What about your values and beliefs? Does your work align with them, and do you see a greater purpose in the work you do? According to a recent article[3] posted by Quartz contributor Brooke Allen, our problem these days is not a shortage of work–it’s a shortage of purpose. People everywhere from entry level workers to the higher-up executives are unhappy with their jobs because they can’t see how their work is meaningful.

On the up side, experts say there are things people can do to achieve job satisfaction. For example, if task variety is your problem, Mind Tools[4] contributor Dianna Podmoroff says you could switch your shifts, sign up for new training, or ask your boss for different assignments. If you’re exploring different career options, she recommends taking the time to think about your strengths. Then choose a field that compliments them. You’re more likely to feel satisfied at work when you excel at the tasks you’re given.

But what if your problem is harder to fix–like your ability to find purpose in your work? Allen explains you could change your approach to thinking about your job. For example, a retail worker may feel unsatisfied because all she can think about is making money to pay the bills. Instead, what if she focused on the value of helping customers–like helping a mother pick out the right dress for a son’s graduation, or helping a young couple pick out the wedding registry for their new life together? Changing her approach might be what’s needed for the retail worker to feel satisfied.

Or, maybe it’s time to do something more radical–like change careers. Why stay tied down to a job that doesn’t matter to you?

Wolfenden realized he felt the deepest connection to a job when he served as a recruiter for the military. “I always knew when I recruited someone into the Air National Guard that no matter how long they stayed, it could have an incredible positive impact on their lives and future,” says Wolfenden. Recently, he made the decision to leave the HR field and pursue work as a recruiter for a university or the health care sector. “Knowing I assisted someone in finding a job they like or even love is very satisfying,” says Wolfenden.
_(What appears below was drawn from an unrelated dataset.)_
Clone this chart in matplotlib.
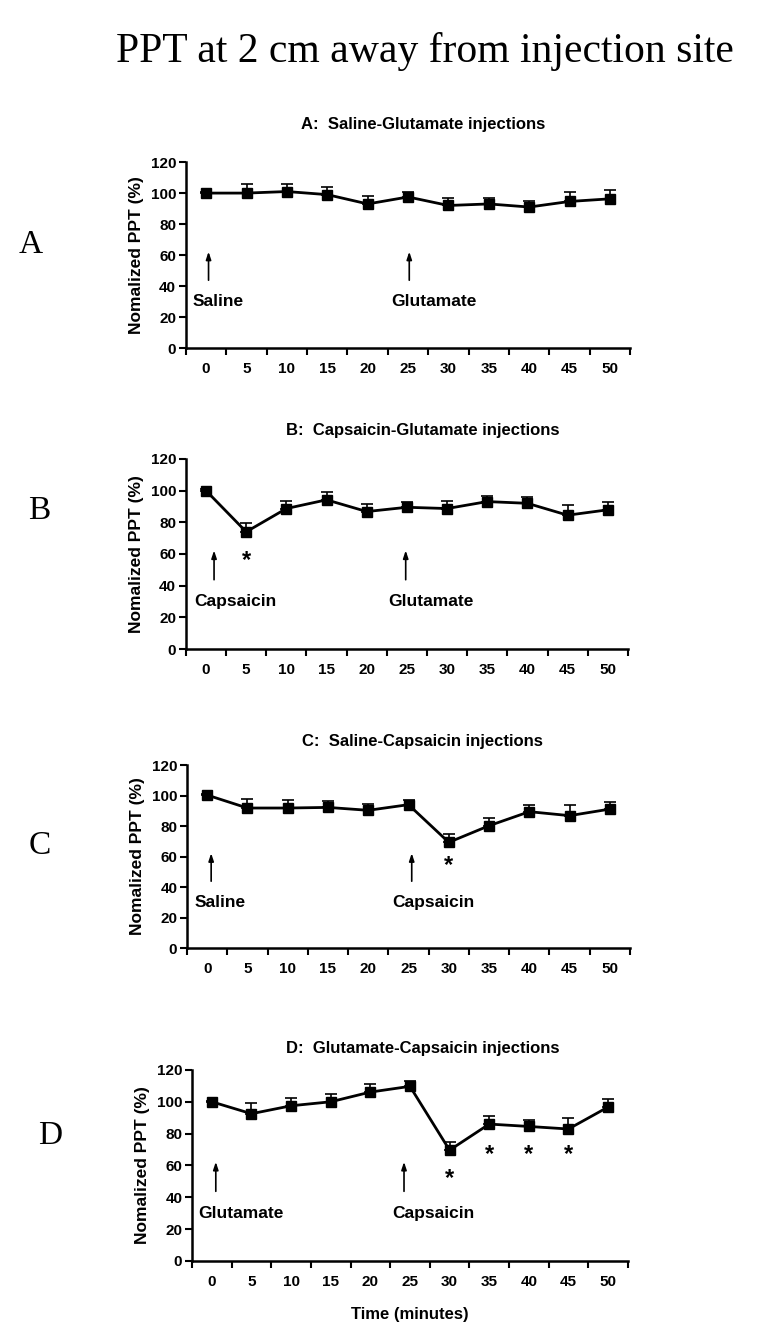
import matplotlib.pyplot as plt
import numpy as np

plt.rcParams['font.family'] = 'Liberation Sans'
plt.rcParams['font.weight'] = 'bold'

times = [0, 5, 10, 15, 20, 25, 30, 35, 40, 45, 50]

a_vals = [100, 100, 101, 99, 93, 97.5, 92, 93, 91, 94.6, 96.3]
a_err = [0.5, 6, 5, 5, 5, 3.5, 5, 4, 4, 6, 5.4]

b_vals = [100, 74, 88.7, 94.2, 86.8, 89.5, 88.7, 93.1, 92, 84.5, 87.9]
b_err = [1, 5.4, 5, 5, 4.8, 3.2, 4.8, 3.8, 4.3, 6.5, 5.2]

c_vals = [100.3, 91.8, 91.8, 92.2, 90.3, 94, 69.3, 80.2, 89.4, 86.8, 91.1]
c_err = [0.5, 6, 5.5, 4.2, 3.9, 3.3, 5.2, 5.3, 4.4, 7, 4.4]

d_vals = [100, 92.5, 97.5, 100, 106.1, 109.7, 69.6, 86, 84.5, 82.9, 96.7]
d_err = [0.5, 6.5, 5.1, 5.1, 5.1, 3.6, 5.1, 5, 4, 6.7, 4.8]

panels = [
    dict(letter='A', title='A:  Saline-Glutamate injections', vals=a_vals, err=a_err,
         first='Saline', second='Glutamate', stars=[], star_y=[]),
    dict(letter='B', title='B:  Capsaicin-Glutamate injections', vals=b_vals, err=b_err,
         first='Capsaicin', second='Glutamate', stars=[1], star_y=[56]),
    dict(letter='C', title='C:  Saline-Capsaicin injections', vals=c_vals, err=c_err,
         first='Saline', second='Capsaicin', stars=[6], star_y=[54]),
    dict(letter='D', title='D:  Glutamate-Capsaicin injections', vals=d_vals, err=d_err,
         first='Glutamate', second='Capsaicin', stars=[6, 7, 8, 9], star_y=[52, 67, 67, 67]),
]

# axes rectangles [left, bottom, width, height]
rects = [
    [0.244, 0.741, 0.583, 0.1384],
    [0.244, 0.5171, 0.580, 0.1414],
    [0.2454, 0.2946, 0.5814, 0.1362],
    [0.252, 0.0618, 0.572, 0.1421],
]
letter_pos = [(0.040, 0.818), (0.052, 0.620), (0.052, 0.371), (0.066, 0.155)]
title_y = [0.907, 0.680, 0.448, 0.220]
arrow_x = [(0.56, 5.53), (0.70, 5.47), (0.60, 5.58), (0.60, 5.35)]
label_x = [(0.79, 6.14), (1.24, 6.1), (0.82, 6.12), (1.23, 6.1)]

fig = plt.figure(figsize=(7.62, 13.44), dpi=100)
fig.text(0.558, 0.962, 'PPT at 2 cm away from injection site', ha='center', va='center',
         fontsize=30, family='Liberation Serif', fontweight='normal')

x = np.arange(len(times)) + 0.5

for i, p in enumerate(panels):
    ax = fig.add_axes(rects[i])
    lower = np.zeros(len(p['err']))
    ax.errorbar(x, p['vals'], yerr=[lower, p['err']], color='black', lw=2,
                marker='s', markersize=6.5, capsize=4.5, elinewidth=1.2, capthick=1.2)
    ax.set_xlim(0, 11)
    ax.set_ylim(0, 120)
    ax.set_yticks(range(0, 121, 20))
    ax.set_xticks(range(0, 12))
    ax.set_xticklabels([])
    ax.set_xticks(x, minor=True)
    ax.set_xticklabels([str(t) for t in times], minor=True)
    ax.tick_params(axis='x', which='major', direction='out', length=5, width=1.5)
    ax.tick_params(axis='x', which='minor', length=0, pad=10, labelsize=11)
    ax.tick_params(axis='y', direction='out', length=5, width=1.5, labelsize=11, pad=2)
    for s in ['top', 'right']:
        ax.spines[s].set_visible(False)
    for s in ['left', 'bottom']:
        ax.spines[s].set_linewidth(1.8)
    ax.set_ylabel('Nomalized PPT (%)', fontsize=12.5, fontweight='bold', labelpad=5)

    for ax_x in arrow_x[i]:
        ax.annotate('', xy=(ax_x, 64), xytext=(ax_x, 42),
                    arrowprops=dict(arrowstyle='-|>,head_length=0.45,head_width=0.15',
                                    color='black', lw=1.2))
    ax.text(label_x[i][0], 30, p['first'], ha='center', va='center', fontsize=12.5)
    ax.text(label_x[i][1], 30, p['second'], ha='center', va='center', fontsize=12.5)
    for si, sy in zip(p['stars'], p['star_y']):
        ax.text(x[si], sy, '*', ha='center', va='center', fontsize=17)

    fig.text(0.555, title_y[i], p['title'], ha='center', va='center', fontsize=12)
    fig.text(letter_pos[i][0], letter_pos[i][1], p['letter'], ha='center', va='center',
             fontsize=24, family='Liberation Serif', fontweight='normal')

    if i == 3:
        ax.set_xlabel('Time (minutes)', fontsize=12, fontweight='bold', labelpad=13)

fig.savefig('out.png', dpi=100)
So if you help make up the 70% who feel unsatisfied at work, start evaluating why. Are you challenged enough? Is your boss a nightmare? Do you value what you do? Making changes on the job–or a career change–is not easy. But if you’re like Wolfenden and question why you took the job in the first place, change might be just what you need. You only have a lifetime to work, so why not feel satisfied doing it?

[1] Kelli B. Grant, “Americans hate their jobs, even with perks,” USA Today, June 30, 2013, accessed March 27, 2014, http://www.usatoday.com/story/money/business/2013/06/30/americans-hate-jobs-office-perks/2457089/.

[2] C.A.M. Roelen, P.C. Koopmans, J.W. Groothoff, “Which work factors determine job satisfaction?,” Work: A Journal of Prevention, Assessment and Rehabilitation 30 (2008): 433-439.